Doors are pretty complicated pieces of machinery, comprising of multiple different parts which work together for seamless functioning. One of the vital parts of a door is the ‘door jamb’, often misspelled as ‘door jam’.
Definition of a Door Jamb
Let’s start with a plain English definition of a door jamb: a door jamb is one of the posts which sit on either side of the door, forming the vertical portions of the door frame.
What’s the Difference Between a Door Jamb and Frame?
Simply put, the door jamb is a specific part of the frame. It’s there to take the weight of the door, as well as help keep the rest of the frame square and stable.

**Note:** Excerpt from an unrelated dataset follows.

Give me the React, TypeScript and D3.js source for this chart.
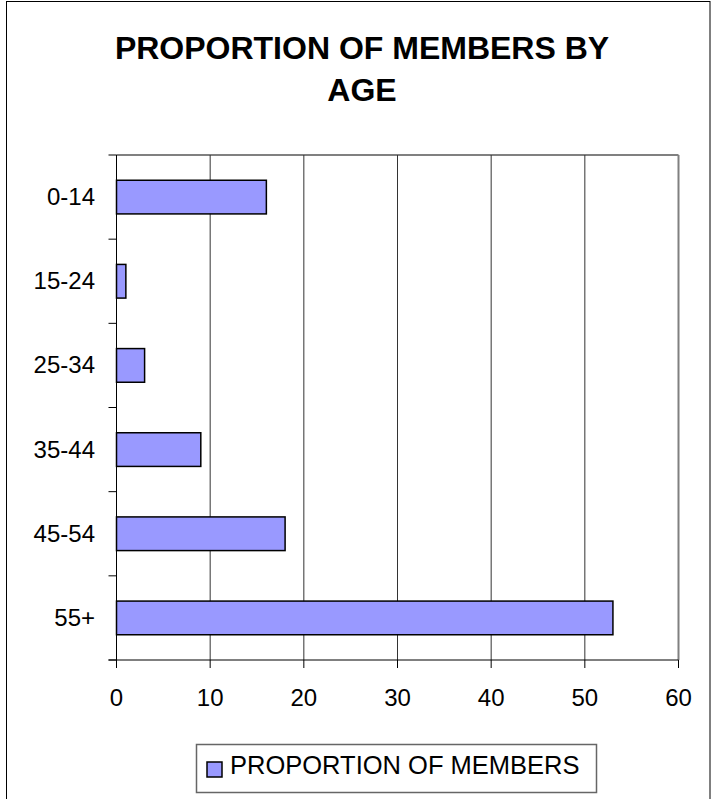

Your hinges are affixed to the jamb on one side of the door, while the bolt passes through the jamb on the other side. The door frame is comprised of several parts, including the door jambs, sill and head.
Door jambs aren’t just found on standard, single doors – they’re also part of sliding, folding, and double-doors, on which they serve much the same purpose.
The ‘plumbness’ of a jamb has a significant influence on the function of the door. If a door jamb is ‘plumb’ it means it’s perfectly vertical, the way that ‘level’ means something is perfectly horizontal. Just a few degrees outside of 90°, and you’ll find that your door rubs against the frame, or that the bolt doesn’t properly align. If the surrounding walls aren’t entirely plumb, you can correct this with the help of a few strategically-placed shims.
It’s also crucial that the jambs are of the same height, and not too tall or too narrow – if so, you might end up with excessive gaps (or no gaps at all).